RE: When should a Device API be exposed? Re: Atmospheric pressure sensosr API

Thanks Rich, this makes sense.

I have another opinion than Mozilla on Web Intents based APIs. To make do Web Intents useful and interoperable we need to specify APIs/protocols. We currently have Pick Contacts and Pick Media but I also would like to further explore how Web Intents can be used for use cases that require a longer lasting relation between the Client and Service, e.g. sensor related use cases. I'll try to allocate some time for this.

BR
  Claes

>-----Original Message-----
>From: Rich Tibbett [mailto:richt@opera.com]
>Sent: den 10 september 2012 18:10
>To: DAP
>Subject: Re: When should a Device API be exposed?
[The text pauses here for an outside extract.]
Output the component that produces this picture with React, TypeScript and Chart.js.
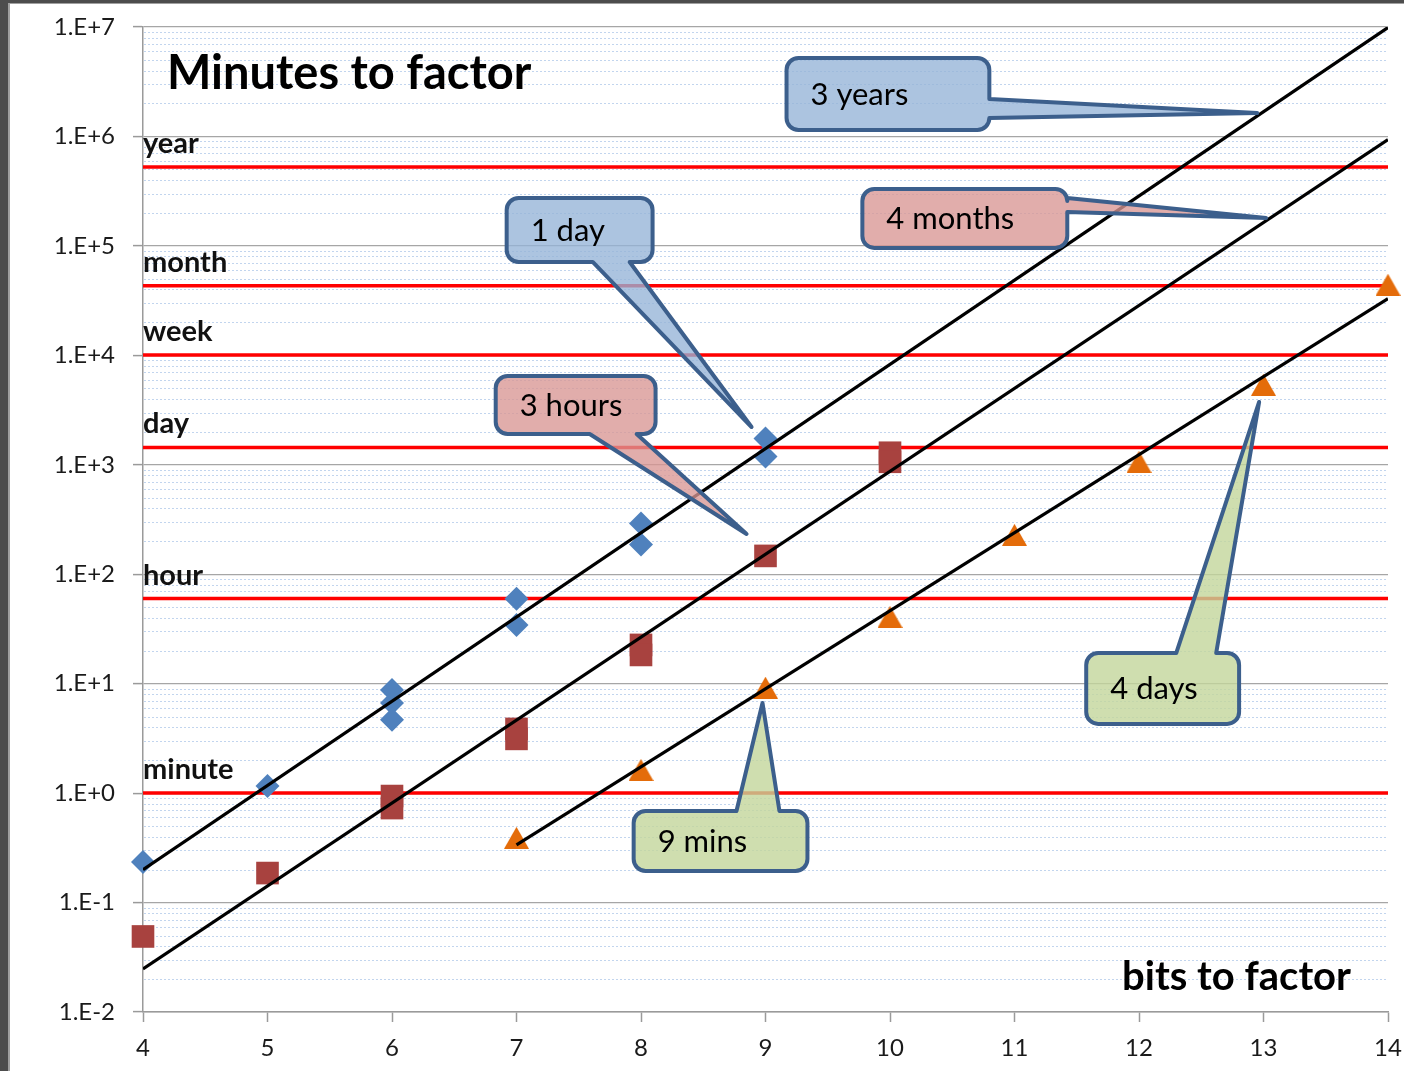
import React, { useEffect, useRef } from 'react';
import { Chart, registerables } from 'chart.js';

Chart.register(...registerables);

// ---------------- data ----------------
const bitTicks = [4, 5, 6, 7, 8, 9, 10, 11, 12, 13, 14];
const yTickValues = [1e-2, 1e-1, 1e0, 1e1, 1e2, 1e3, 1e4, 1e5, 1e6, 1e7];
const yTickLabels = ['1.E-2', '1.E-1', '1.E+0', '1.E+1', '1.E+2', '1.E+3', '1.E+4', '1.E+5', '1.E+6', '1.E+7'];

const blueBits = [4, 5, 6, 6, 6, 7, 7, 8, 8, 9, 9];
const blueMinutes = [0.235, 1.16, 8.77, 6.67, 4.67, 59.6, 34.4, 291, 187, 1738, 1191];

const redBits = [4, 5, 6, 6, 7, 7, 8, 8, 9, 10, 10];
const redMinutes = [0.049, 0.186, 0.94, 0.73, 3.86, 3.13, 22.6, 18.3, 147, 1288, 1065];

const orangeBits = [7, 8, 9, 10, 11, 12, 13, 14];
const orangeMinutes = [0.39, 1.63, 9.2, 40.8, 229, 1065, 5380, 44200];

const fitBlueBits = [4, 14];
const fitBlueMinutes = [0.2, 9.9e6];
const fitRedBits = [4, 14];
const fitRedMinutes = [0.0247, 9.35e5];
const fitOrangeBits = [7, 14];
const fitOrangeMinutes = [0.336, 32900];

const unitNames = ['minute', 'hour', 'day', 'week', 'month', 'year'];
const unitMinutes = [1, 60, 1440, 10080, 43200, 525600];

const titleText = 'Minutes to factor';
const xTitleText = 'bits to factor';

// callouts: box corners / pointer base / tip in data coords (x in bits, y as log10 minutes)
const callouts = [
  { text: '3 years', color: 'blue', x1: 9.169, x2: 10.798, l1: 6.717, l2: 6.059, edge: 'right', a: 6.342, b: 6.169, tipX: 12.949, tipL: 6.214 },
  { text: '4 months', color: 'pink', x1: 9.778, x2: 11.424, l1: 5.52, l2: 4.981, edge: 'right', a: 5.438, b: 5.31, tipX: 13.021, tipL: 5.255 },
  { text: '1 day', color: 'blue', x1: 6.921, x2: 8.093, l1: 5.438, l2: 4.853, edge: 'bottom', a: 7.612, b: 7.909, tipX: 8.888, tipL: 3.345 },
  { text: '3 hours', color: 'pink', x1: 6.833, x2: 8.117, l1: 3.811, l2: 3.281, edge: 'bottom', a: 7.588, b: 7.965, tipX: 8.848, tipL: 2.368 },
  { text: '4 days', color: 'green', x1: 11.576, x2: 12.804, l1: 1.28, l2: 0.632, edge: 'top', a: 12.299, b: 12.62, tipX: 12.965, tipL: 3.574 },
  { text: '9 mins', color: 'green', x1: 7.941, x2: 9.337, l1: -0.163, l2: -0.712, edge: 'top', a: 8.767, b: 9.112, tipX: 8.976, tipL: 0.823 },
];

// ---------------- styles ----------------
const FONT = 'Lato, "Open Sans", sans-serif';
const calloutFill: Record<string, string> = {
  blue: 'rgba(149,179,215,0.78)',
  pink: 'rgba(217,150,148,0.78)',
  green: 'rgba(195,214,155,0.8)',
};
const calloutBorder = '#3C5F8C';

function zip(xs: number[], ys: number[]) {
  return xs.map((x, i) => ({ x, y: ys[i] }));
}

function makeTriangle(w: number, h: number, color: string) {
  const c = document.createElement('canvas');
  c.width = w;
  c.height = h;
  const g = c.getContext('2d')!;
  g.fillStyle = color;
  g.beginPath();
  g.moveTo(w / 2, 0);
  g.lineTo(w, h);
  g.lineTo(0, h);
  g.closePath();
  g.fill();
  return c;
}

const decorPlugin = {
  id: 'decor',
  beforeDraw(chart: any) {
    const ctx = chart.ctx;
    ctx.save();
    ctx.fillStyle = '#ffffff';
    ctx.fillRect(0, 0, chart.width, chart.height);
    ctx.fillStyle = '#4d4d4d';
    ctx.fillRect(0, 0, 8, chart.height);
    ctx.fillRect(0, 0, chart.width, 3);
    ctx.fillStyle = '#a0a0a0';
    ctx.fillRect(8, 3, 2, chart.height);
    ctx.fillRect(8, 3, chart.width, 1);
    ctx.restore();
  },
  beforeDatasetsDraw(chart: any) {
    const ctx = chart.ctx;
    const ys = chart.scales.y;
    const { left, right } = chart.chartArea;
    ctx.save();
    ctx.strokeStyle = '#c2d5ee';
    ctx.lineWidth = 1;
    ctx.setLineDash([2, 2]);
    for (let d = -2; d < 7; d++) {
      for (let m = 2; m <= 9; m++) {
        const py = Math.round(ys.getPixelForValue(m * Math.pow(10, d))) + 0.5;
        ctx.beginPath();
        ctx.moveTo(left + 1, py);
        ctx.lineTo(right, py);
        ctx.stroke();
      }
    }
    ctx.restore();
  },
  afterDatasetsDraw(chart: any) {
    const ctx = chart.ctx;
    const xs = chart.scales.x;
    const ys = chart.scales.y;
    const { left, top } = chart.chartArea;
    ctx.save();
    // unit labels
    ctx.fillStyle = '#111';
    ctx.font = `bold 29px ${FONT}`;
    ctx.textAlign = 'left';
    ctx.textBaseline = 'alphabetic';
    unitNames.forEach((n, i) => {
      const py = ys.getPixelForValue(unitMinutes[i]);
      ctx.fillText(n, xs.getPixelForValue(bitTicks[0]), py - 14);
    });
    // titles
    ctx.font = `bold 47px ${FONT}`;
    ctx.fillStyle = '#000';
    ctx.fillText(titleText, left + 24, top + 62);
    ctx.font = `bold 40px ${FONT}`;
    ctx.textAlign = 'right';
    ctx.fillText(xTitleText, xs.getPixelForValue(13.703), ys.getPixelForValue(0.0159));

    // callouts
    ctx.lineWidth = 4;
    ctx.lineJoin = 'round';
    callouts.forEach((c) => {
      const x1 = xs.getPixelForValue(c.x1);
      const x2 = xs.getPixelForValue(c.x2);
      const y1 = ys.getPixelForValue(Math.pow(10, c.l1));
      const y2 = ys.getPixelForValue(Math.pow(10, c.l2));
      const tx = xs.getPixelForValue(c.tipX);
      const ty = ys.getPixelForValue(Math.pow(10, c.tipL));
      let pa: number, pb: number;
      if (c.edge === 'right') {
        pa = ys.getPixelForValue(Math.pow(10, c.a));
        pb = ys.getPixelForValue(Math.pow(10, c.b));
      } else {
        pa = xs.getPixelForValue(c.a);
        pb = xs.getPixelForValue(c.b);
      }
      if (pa > pb) { const t = pa; pa = pb; pb = t; }
      const r = 12;
      ctx.beginPath();
      ctx.moveTo(x1 + r, y1);
      if (c.edge === 'top') { ctx.lineTo(pa, y1); ctx.lineTo(tx, ty); ctx.lineTo(pb, y1); }
      ctx.lineTo(x2 - r, y1);
      ctx.arcTo(x2, y1, x2, y1 + r, r);
      if (c.edge === 'right') { ctx.lineTo(x2, pa); ctx.lineTo(tx, ty); ctx.lineTo(x2, pb); }
      ctx.lineTo(x2, y2 - r);
      ctx.arcTo(x2, y2, x2 - r, y2, r);
      if (c.edge === 'bottom') { ctx.lineTo(pb, y2); ctx.lineTo(tx, ty); ctx.lineTo(pa, y2); }
      ctx.lineTo(x1 + r, y2);
      ctx.arcTo(x1, y2, x1, y2 - r, r);
      ctx.lineTo(x1, y1 + r);
      ctx.arcTo(x1, y1, x1 + r, y1, r);
      ctx.closePath();
      ctx.fillStyle = calloutFill[c.color];
      ctx.fill();
      ctx.strokeStyle = calloutBorder;
      ctx.stroke();
      ctx.fillStyle = '#000';
      ctx.font = `31px ${FONT}`;
      ctx.textAlign = 'left';
      ctx.textBaseline = 'middle';
      ctx.fillText(c.text, x1 + 24, (y1 + y2) / 2 + 1);
    });
    ctx.restore();
  },
};

export default function App() {
  const ref = useRef<HTMLCanvasElement>(null);
  useEffect(() => {
    if (!ref.current) return;
    const tri = makeTriangle(25, 22, '#E46C0A');
    const unitSets = unitNames.map((n, i) => ({
      type: 'scatter' as const,
      label: n,
      data: [{ x: bitTicks[0], y: unitMinutes[i] }, { x: bitTicks[bitTicks.length - 1], y: unitMinutes[i] }],
      showLine: true,
      borderColor: '#ff0000',
      borderWidth: 3.5,
      pointRadius: 0,
      order: 2,
      clip: false as any,
    }));
    const fitSet = (xs: number[], ys: number[]) => ({
      type: 'scatter' as const,
      data: zip(xs, ys),
      showLine: true,
      borderColor: '#000000',
      borderWidth: 3.2,
      pointRadius: 0,
      order: 0,
    });
    const chart = new Chart(ref.current, {
      type: 'scatter',
      data: {
        datasets: [
          ...unitSets,
          {
            data: zip(blueBits, blueMinutes),
            pointStyle: 'rectRot',
            pointRadius: 12,
            pointBackgroundColor: '#4F81BD',
            pointBorderWidth: 0,
            borderWidth: 0,
            order: 1,
            clip: false as any,
          },
          {
            data: zip(redBits, redMinutes),
            pointStyle: 'rect',
            pointRadius: 16,
            pointBackgroundColor: '#A8423F',
            pointBorderWidth: 0,
            borderWidth: 0,
            order: 1,
            clip: false as any,
          },
          {
            data: zip(orangeBits, orangeMinutes),
            pointStyle: tri as any,
            pointRadius: 12,
            pointBackgroundColor: '#E46C0A',
            pointBorderWidth: 0,
            borderWidth: 0,
            order: 1,
            clip: false as any,
          },
          fitSet(fitBlueBits, fitBlueMinutes),
          fitSet(fitRedBits, fitRedMinutes),
          fitSet(fitOrangeBits, fitOrangeMinutes),
        ] as any,
      },
      options: {
        responsive: false,
        animation: false,
        events: [],
        layout: { padding: { top: 27, right: 15, left: 0, bottom: 0 } },
        plugins: { legend: { display: false }, tooltip: { enabled: false } },
        scales: {
          x: {
            type: 'linear',
            min: bitTicks[0],
            max: bitTicks[bitTicks.length - 1],
            afterBuildTicks: (s: any) => { s.ticks = bitTicks.map((v) => ({ value: v })); },
            afterFit: (s: any) => { s.height = 59; s.paddingLeft = 0; s.paddingRight = 0; },
            grid: { drawOnChartArea: false, drawTicks: true, tickLength: 10, tickColor: '#9a9a9a', tickWidth: 1.5 },
            border: { display: true, color: '#9a9a9a', width: 1.5 },
            ticks: { color: '#1a1a1a', font: { family: FONT, size: 24 }, padding: 12, callback: (v: any) => String(v) },
          },
          y: {
            type: 'logarithmic',
            min: yTickValues[0],
            max: yTickValues[yTickValues.length - 1],
            afterBuildTicks: (s: any) => { s.ticks = yTickValues.map((v) => ({ value: v, major: true })); },
            afterFit: (s: any) => { s.width = 143; s.paddingTop = 0; s.paddingBottom = 0; },
            grid: { color: '#a6a6a6', lineWidth: 1.2, drawTicks: true, tickLength: 10, tickColor: '#9a9a9a', tickWidth: 1.5 },
            border: { display: true, color: '#9a9a9a', width: 1.5 },
            ticks: {
              color: '#1a1a1a',
              font: { family: FONT, size: 24 },
              padding: 18,
              autoSkip: false,
              callback: (_v: any, i: number) => yTickLabels[i],
            },
          },
        },
      } as any,
      plugins: [decorPlugin],
    });
    return () => chart.destroy();
  }, []);
  return (
    <div style={{ position: 'absolute', left: 0, top: 0, width: 1404, height: 1071, background: '#fff' }}>
      <canvas ref={ref} width={1404} height={1071} style={{ display: 'block' }} />
    </div>
  );
}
Re: Atmospheric
>pressure sensosr API
>
>Nilsson, Claes1 wrote:
>> So Rich, are you proposing two sets of sensor APIs?
>
>I'm proposing one set of sensor APIs (on the DOM) and there is another
>abstract pipe over which you can send whatever you want (Web Intents)
>which may, coincidentally, contain barometer data.
>
>I'm suggesting that either approach is not mutually exclusive to the
>other.
>
>>
>> 1. The current DAP sensor APIs that work for specific sensors built
>into the user's current device.
>>
>> 2. Web Intents based sensor APIs to support discovery, selection and
>access to sensors hosted "anywhere".
>>
>> Do we want to provide this duplication? The reason for going for a Web
>Intents based solution is that the need for Web Applications to use data
>from external sensors will likely increase.
>
>One is a direct API interface with a specific, well-defined purpose that
>is provided directly to web pages in every browser under the sun. The
>other is an interface to a 3rd-party application that may or may not be
>available on the host device, that may or may not provide local
>barometer data and may or may not provide that information in the same
>format as all other Web Intent based barometer implementations.
>
>It's true that given a pipe you can send any information you want over
>it. You could extend the Web Intents argument to any DOM-based API you
>like, existing or new. That doesn't mean we can't define something that
>does one thing and one thing well and, in doing so, has the least moving
>parts possible i.e. a DOM API.
>
>- Rich
>
>>> Josh Soref wrote:
>>>> This entire approach is also why I'd much rather we do these APIs as
>>>> Intents.
>>>> Doing it as an Intent allows the host to provide a host-OS/Device
>>>> based Intent provider if it's available, but allows the user to
>connect
>>>> a web service or Bluetooth device or whatever if they want to
>interact
>>>> with the application but their hardware/OS doesn't have the
>necessary
>>>> support.
>
> > Rich Tibbett wrote:
>>>
>>> There are a few scenarios for this:
>>>
>>> 1. The browser implements the low-level Barometer interface and then
>>> provides the mapping from barometer data to a web intents barometer
>>> format.
>>>
>>> 2. A 3rd party yet-to-be-defined application exposes all Device APIs
>as
>>> Web Intents. These web intents are automagically registered and
>>> available in each user's web browser before they attempt to use any
>>> Device API based Web Intents.
>>>
>>> In the first case, if the browser is implementing the logic to make a
>>> Barometer 'speak' Web Intents then it makes little sense why we'd add
>>> that extra level instead of exposing it directly as a feature-
>detectable
>>> DOM API.
>>>
>>> In the second case, it seems like a move back to a web of plug-ins.
>Each
>>> device is expected to have this Web Intent-erizer app or the Device
>APIs
>>> don't work - even if the current device does have a Barometer.
>>>
>>> I'm not saying there aren't good cases when Intents make sense (e.g.
>a
>>> Contacts app with Picker UI) but why not just build the logic to
>handle
>>> Device APIs in to browsers if they're expected to talk to the low-
>level
>>> Device APIs anyway? That's much easier (no Web Intents layer) and
>much
>>> more reliable. If it's supported by the device it's supported by the
>>> browser implicitly.
>>>
>>> There is nothing stopping a 3rd party app providing these APIs over
>>> Intents if that's what they really want to do though. That really
>>> shouldn't be the only way though.